Joined: Feb 26, 2012
Posts: 3
hi,

I am wwoofing in New Zealand at the moment and my host (not really any knowledge about organic/permaculture planting and stuff though) would like to plant asparagus. The plants are in a pot at the moment and about 30 to 40 cm high. She want's them to transplant into a bed. The bed is shady and doesn't get much sun during the day. The soil is a bit sandy. The property lies directly at a big river, so it is humid as well. We don't have good own-made kompost here but bought two bags of organic compost.

My question is, how does asparagus like to grow, what does it need, is it a plant which needs a lot of nutrients? Does it like sun or shade? When is the right time of the year to plant it? Also I would like to know, how to transplant it - how deep has the hole to be, how deep does it want to sit in the soil etc....

Thanks a lot

Lena
Tyler Ludens
pollinator

Joined: Jun 25, 2010
Posts: 5326
Location: Central Texas USA Latitude 30 Zone 8
    
  20
Asparagus is one of the few plants which survived our severe drought last summer. I thought it had died, but it was only dormant and came up when it rained again. I'm growing it in full sun, with almost complete neglect (no irrigation, mulch every other year or so). I imagine it would do better with some water, nice fertile soil, and a nice mulch. I recently divided my old bed of asparagus and replanted by placing the crowns on the surface of the soil and covering with maybe 3- 4 inches of soil and some mulch. Seems to be growing ok. From my experience I think you could plant it almost anywhere and it would do fine. Anywhere nicer than a desert, anyway.




Idle dreamer

Matt Smith


Joined: Feb 04, 2012
Posts: 181
Location: Central Ohio, Zone 6A - High water table, heavy clay.
As I understand it, sandy soil is a bonus.

I bought the some leftover crowns on clearance from my local greenhouse last year at the end of the season, then waited too long to plant them, and then accidentally planted them in too shallow of soil. They still came up the same year, and most of them survived and are producing various sized stalks this year (including some biggies). Respect for a plant that can thrive despite benign neglect.

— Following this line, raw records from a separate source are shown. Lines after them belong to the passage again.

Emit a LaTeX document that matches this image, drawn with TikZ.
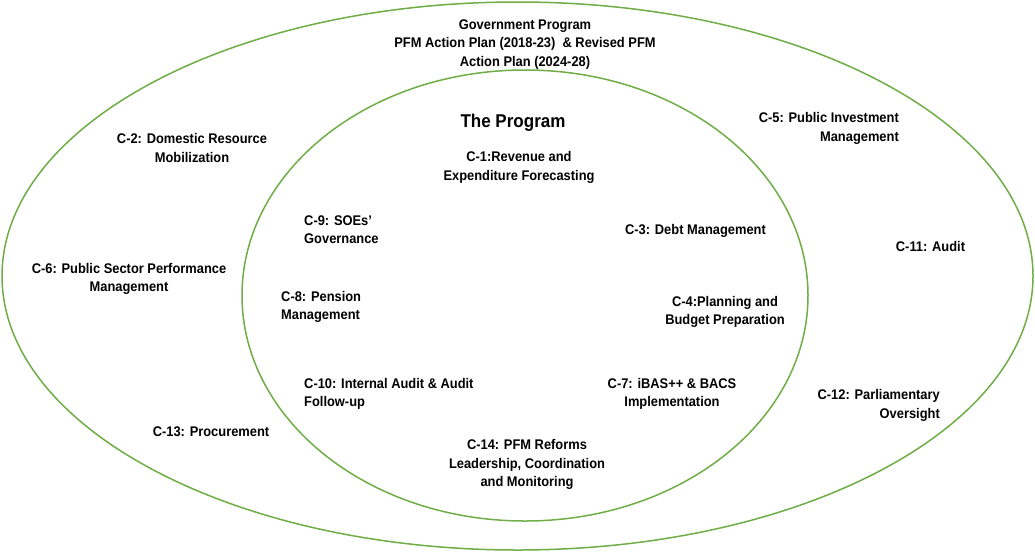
\documentclass[tikz,border=0pt]{standalone}
\usepackage{fontspec}
\usetikzlibrary{shapes.geometric}
\setmainfont{Liberation Sans}[FakeStretch=0.92]
\definecolor{ovalgreen}{RGB}{112,173,71}
\begin{document}
\begin{tikzpicture}[x=1pt,y=-1pt,
  oval/.style={ellipse,draw=ovalgreen,line width=1.5pt,inner sep=0pt},
  lbl/.style={inner sep=0pt,yshift=-1.5pt,font=\fontsize{14}{18.5}\selectfont\bfseries,text=black},
  title/.style={inner sep=0pt,yshift=-1.5pt,font=\fontsize{18.5}{22}\selectfont\bfseries,text=black}]
\useasboundingbox (0,0) rectangle (1035,552);
\fill[white] (0,0) rectangle (1035,552);
\node[oval,minimum width=1031pt,minimum height=548pt] (outer) at (517.5,276) {};
\node[oval,minimum width=566pt,minimum height=451pt] (inner) at (525,295.5) {};
\node[lbl,align=center] (gov) at (525,43) {Government Program\\PFM Action Plan (2018-23)\ \ \& Revised PFM\\Action Plan (2024-28)};
\node[title] (prog) at (513,121) {The Program};
\node[lbl,align=center] (c1) at (519,166) {C-1:Revenue and\\Expenditure Forecasting};
\node[lbl,align=center] (c2) at (192,146.5) {C-2: Domestic Resource\\Mobilization};
\node[lbl,align=right,anchor=east] (c5) at (899,127) {C-5: Public Investment\\Management};
\node[lbl,align=left,anchor=west] (c9) at (304,228) {C-9: SOEs'\\Governance};
\node[lbl] (c3) at (695.5,229) {C-3: Debt Management};
\node[lbl] (c11) at (930.5,245) {C-11: Audit};
\node[lbl,align=center] (c6) at (129,277.5) {C-6: Public Sector Performance\\Management};
\node[lbl,align=left,anchor=west] (c8) at (281,305.5) {C-8: Pension\\Management};
\node[lbl,align=center] (c4) at (725,310.5) {C-4:Planning and\\Budget Preparation};
\node[lbl,align=left,anchor=west] (c10) at (304,392.5) {C-10: Internal Audit \& Audit\\Follow-up};
\node[lbl,align=center] (c7) at (672,392.5) {C-7: iBAS++ \& BACS\\Implementation};
\node[lbl,align=right,anchor=east] (c12) at (940,404) {C-12: Parliamentary\\Oversight};
\node[lbl] (c13) at (211,430) {C-13: Procurement};
\node[lbl,align=center] (c14) at (527,463) {C-14: PFM Reforms\\Leadership, Coordination\\and Monitoring};
\end{tikzpicture}
\end{document}
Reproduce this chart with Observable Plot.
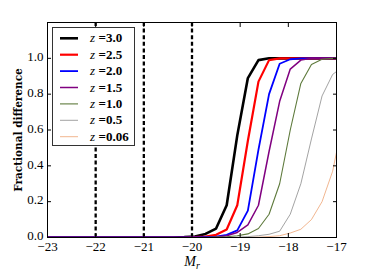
<!DOCTYPE html>
<html><head><meta charset="utf-8">
<script src="https://cdn.jsdelivr.net/npm/d3@7"></script>
<script src="https://cdn.jsdelivr.net/npm/@observablehq/plot@0.6"></script>
<style>
body{margin:0;background:#fff;}
#wrap{position:relative;width:374px;height:280px;}
#wrap svg{position:absolute;left:0;top:0;}
</style></head><body><div id="wrap"></div>
<script>
// absolute magnitude grid M_r
const mags = [-23.0, -20.38, -20.16, -19.94, -19.72, -19.50, -19.28, -19.06, -18.84, -18.62, -18.40, -18.18, -17.96, -17.74, -17.52, -17.30, -17.08, -16.86];
const redshiftLabels = ["3.0", "2.5", "2.0", "1.5", "1.0", "0.5", "0.06"];
const seriesColors = ["#000000", "#ff0000", "#0000ff", "#800080", "#5e7a3c", "#8c8c8c", "#eb9660"];
const lineWidths = [2.6, 2.2, 1.8, 1.5, 1.1, 0.8, 0.7];
const fracZ30  = [0, 0, 0.002, 0.006, 0.02, 0.05, 0.18, 0.57, 0.89, 0.99, 1.0, 1.0, 1.0, 1.0, 1.0, 1.0, 1.0, 1.0];
const fracZ25  = [0, 0, 0, 0.002, 0.005, 0.015, 0.045, 0.18, 0.54, 0.87, 0.99, 1.0, 1.0, 1.0, 1.0, 1.0, 1.0, 1.0];
const fracZ20  = [0, 0, 0, 0, 0.002, 0.005, 0.015, 0.04, 0.15, 0.49, 0.80, 0.97, 0.995, 1.0, 1.0, 1.0, 1.0, 1.0];
const fracZ15  = [0, 0, 0, 0, 0, 0.003, 0.01, 0.028, 0.07, 0.18, 0.48, 0.76, 0.94, 0.99, 1.0, 1.0, 1.0, 1.0];
const fracZ10  = [0, 0, 0, 0, 0, 0.002, 0.004, 0.01, 0.02, 0.05, 0.13, 0.30, 0.60, 0.86, 0.965, 0.995, 1.0, 1.0];
const fracZ05  = [0, 0, 0, 0, 0, 0, 0, 0.002, 0.005, 0.01, 0.018, 0.035, 0.13, 0.30, 0.55, 0.79, 0.91, 0.955];
const fracZ006 = [0, 0, 0, 0, 0, 0, 0, 0, 0, 0.002, 0.005, 0.01, 0.025, 0.046, 0.10, 0.20, 0.37, 0.66];
const cutMags = [-22, -21, -20];
const xTicks = [-23, -22, -21, -20, -19, -18, -17];
const yTicks = [0, 0.2, 0.4, 0.6, 0.8, 1.0];

const series = [fracZ30, fracZ25, fracZ20, fracZ15, fracZ10, fracZ05, fracZ006];
const lineMarks = series.map((vals, s) =>
  Plot.line(vals.map((v, i) => ({M: mags[i], f: v})), {
    x: "M", y: "f", stroke: seriesColors[s], strokeWidth: lineWidths[s], clip: true
  })
);

const fmtY = d3.format(".1f");
const chart = Plot.plot({
  width: 374, height: 280,
  marginLeft: 47, marginRight: 38, marginTop: 22, marginBottom: 43,
  style: {fontFamily: "Liberation Serif", fontSize: "13px", background: "white", color: "#000"},
  x: {domain: [-23, -17]},
  y: {domain: [0, 1.2]},
  marks: [
    Plot.ruleX(cutMags, {stroke: "black", strokeWidth: 2.3, strokeDasharray: "4,2.6"}),
    ...lineMarks,
    Plot.frame({stroke: "black", strokeWidth: 1}),
    Plot.axisX(xTicks, {anchor: "bottom", tickSize: 0, tickPadding: 4, label: null, fontSize: 13}),
    Plot.axisX(xTicks, {anchor: "bottom", tickSize: -4, tickFormat: () => "", label: null}),
    Plot.axisX(xTicks, {anchor: "top", tickSize: -4, tickFormat: () => "", label: null}),
    Plot.axisY(yTicks, {anchor: "left", tickSize: 0, tickPadding: 4, dy: -1.5, tickFormat: fmtY, label: null, fontSize: 13}),
    Plot.axisY(yTicks, {anchor: "left", tickSize: -4, tickFormat: () => "", label: null}),
    Plot.axisY(yTicks, {anchor: "right", tickSize: -4, tickFormat: () => "", label: null})
  ]
});
const wrap = document.getElementById("wrap");
wrap.appendChild(chart);

// overlay: axis titles and legend
const ov = d3.select(wrap).append("svg").attr("width", 374).attr("height", 280)
  .attr("font-family", "Liberation Serif");
ov.append("text").attr("transform", "translate(22,130) rotate(-90)")
  .attr("text-anchor", "middle").attr("font-weight", "bold").attr("font-size", 10.5)
  .attr("font-family", "DejaVu Serif")
  .text("Fractional difference");
const xl = ov.append("text").attr("x", 192).attr("y", 266).attr("text-anchor", "middle")
  .attr("font-style", "italic").attr("font-size", 14);
xl.append("tspan").text("M");
xl.append("tspan").attr("font-size", 10).attr("dy", 2.5).text("r");

const leg = ov.append("g");
leg.append("rect").attr("x", 52.5).attr("y", 27.5).attr("width", 82).attr("height", 118)
  .attr("fill", "white").attr("stroke", "#333").attr("stroke-width", 1);
redshiftLabels.forEach((lab, i) => {
  const cy = 38.3 + i * 16.4;
  leg.append("line").attr("x1", 60).attr("x2", 78).attr("y1", cy).attr("y2", cy)
    .attr("stroke", seriesColors[i]).attr("stroke-width", lineWidths[i]);
  const t = leg.append("text").attr("x", 90).attr("y", cy + 4).attr("font-size", 13);
  t.append("tspan").attr("font-style", "italic").text("z");
  t.append("tspan").attr("dx", 3.5).attr("font-weight", "bold").text("=" + lab);
});
</script></body></html>
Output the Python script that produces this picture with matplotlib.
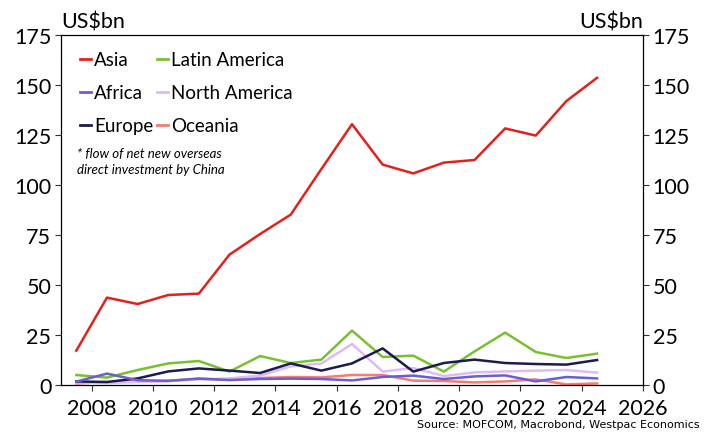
import numpy as np
import matplotlib.pyplot as plt

# annual flows, US$bn, plotted at mid-year
years = np.arange(2007, 2025) + 0.5
asia = [17.2, 43.7, 40.5, 45.0, 45.7, 65.2, 75.5, 85.2, 108.0, 130.4,
        110.2, 105.8, 111.2, 112.5, 128.3, 124.7, 142.0, 153.6]
latin_america = [5.0, 3.7, 7.5, 10.8, 12.0, 6.7, 14.5, 11.0, 12.7, 27.2,
                 14.0, 14.7, 6.7, 16.8, 26.2, 16.5, 13.5, 15.7]
africa = [1.7, 5.7, 2.4, 2.1, 3.2, 2.5, 3.0, 3.2, 3.0, 2.3,
          4.0, 4.7, 3.0, 4.3, 4.8, 1.8, 4.0, 3.3]
north_america = [1.3, 1.0, 1.5, 2.0, 2.8, 3.3, 4.7, 9.3, 10.8, 20.5,
                 6.7, 8.5, 4.5, 6.3, 6.8, 7.2, 7.5, 6.2]
europe = [1.8, 1.5, 3.3, 6.8, 8.3, 7.2, 6.0, 10.8, 7.2, 10.8,
          18.3, 6.7, 11.0, 12.7, 11.0, 10.5, 10.2, 12.5]
oceania = [0.8, 1.5, 1.8, 2.0, 3.2, 2.5, 3.5, 4.0, 3.8, 5.0,
           5.0, 2.2, 2.0, 1.3, 1.8, 2.8, 0.3, 0.8]

series = [
    ("Asia", asia, "#e3211c"),
    ("Africa", africa, "#6a5fd0"),
    ("Europe", europe, "#1c1a4e"),
    ("Latin America", latin_america, "#78c032"),
    ("North America", north_america, "#dcbcf2"),
    ("Oceania", oceania, "#f77b72"),
]

plt.rcParams['font.family'] = ['Lato', 'DejaVu Sans']

fig = plt.figure(figsize=(7.07, 4.39), dpi=100)
ax = fig.add_axes([0.0863, 0.1207, 0.8232, 0.7973])

# draw small series first so Asia sits on top
for name, vals, col in series[::-1]:
    ax.plot(years, vals, color=col, lw=1.8, label=name)

ax.set_xlim(2007, 2026)
ax.set_ylim(0, 175)
ax.set_xticks(np.arange(2008, 2027, 2))
ax.set_yticks(np.arange(0, 176, 25))
ax.tick_params(axis='both', labelsize=15.5, direction='out', length=4,
               width=0.8, color='#333333')
ax.tick_params(axis='x', pad=5)
ax.tick_params(axis='y', labelleft=True, labelright=True, left=True, right=True,
               pad=3)
for s in ax.spines.values():
    s.set_linewidth(0.9)

ax.text(0.0, 1.01, "US$bn", transform=ax.transAxes, fontsize=15.5,
        ha='left', va='bottom')
ax.text(1.0, 1.01, "US$bn", transform=ax.transAxes, fontsize=15.5,
        ha='right', va='bottom')

handles, labels = ax.get_legend_handles_labels()
order = [labels.index(n) for n, _, _ in series]
leg = ax.legend([handles[i] for i in order], [labels[i] for i in order],
                ncol=2, loc='upper left', bbox_to_anchor=(0.013, 0.985),
                frameon=False, fontsize=13.5, handlelength=0.6,
                handletextpad=0.15, columnspacing=0.2, labelspacing=0.85,
                borderaxespad=0.2)
for h in leg.get_lines():
    h.set_linewidth(2)

ax.text(0.028, 0.68, "* flow of net new overseas\ndirect investment by China",
        transform=ax.transAxes, fontsize=9.5, style='italic',
        ha='left', va='top', linespacing=1.4)

fig.text(0.99, 0.02, "Source: MOFCOM, Macrobond, Westpac Economics",
         fontsize=8, ha='right', va='bottom',
         family=['Liberation Sans Narrow', 'DejaVu Sans'])

fig.savefig("out.png", dpi=100)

I'd like to put in a more permanent patch, but the garden infrastructure isn't that far along yet.
Lena Zett


Joined: Feb 26, 2012
Posts: 3
thanks guys, that already helped a lot. I think we'll just try in that patch then cheers!
Lena Zett


Joined: Feb 26, 2012
Posts: 3
I now tried to get the asparagus out of the pot. The first 5 to 10 cm in the soil the asparagus seems to be a single stem, but then it ends in a complex root system. I don't know if I destroy the plant if I just get that single bit and plant it into the soil... does anyone know how to do that? But with the whole root-system I wouldn't know how to separate them...

thanks again!

Lena
Tyler Ludens
pollinator

Joined: Jun 25, 2010
Posts: 5326
Location: Central Texas USA Latitude 30 Zone 8
    
  20
If the plant is several years old there will be several smaller root balls all wadded together, that you can tear apart with your hands, but if the plant is young it might be just one root system.
Rob Meyer


Joined: Nov 14, 2011
Posts: 103
Any thoughts on planting asparagus in straw bales? I've heard squash and potatoes do well in them, but I'm not sure about asparagus...
P Thickens


Joined: Jan 15, 2012
Posts: 177
Location: Bay Area, California (z8)
Asparagus is a marsh plant. It's one of the few that will survive mildly salty floods. They like 7-8 hours of sun a day.

It appreciates being buried fairly deep in the soil, as if it were regularly inundated with silt. Most of the recommendations I've heard have been to put the dormant rootballs in trenches 10-12 inches deep, leaning up against mounds in the trench. Cover the roots, keep moist; when shoots come up, gradually backfill the trench.

Matt Smith


Joined: Feb 04, 2012
Posts: 181
Location: Central Ohio, Zone 6A - High water table, heavy clay.
P Thickens wrote:Asparagus is a marsh plant. It's one of the few that will survive mildly salty floods. They like 7-8 hours of sun a day.

It appreciates being buried fairly deep in the soil, as if it were regularly inundated with silt. Most of the recommendations I've heard have been to put the dormant rootballs in trenches 10-12 inches deep, leaning up against mounds in the trench. Cover the roots, keep moist; when shoots come up, gradually backfill the trench.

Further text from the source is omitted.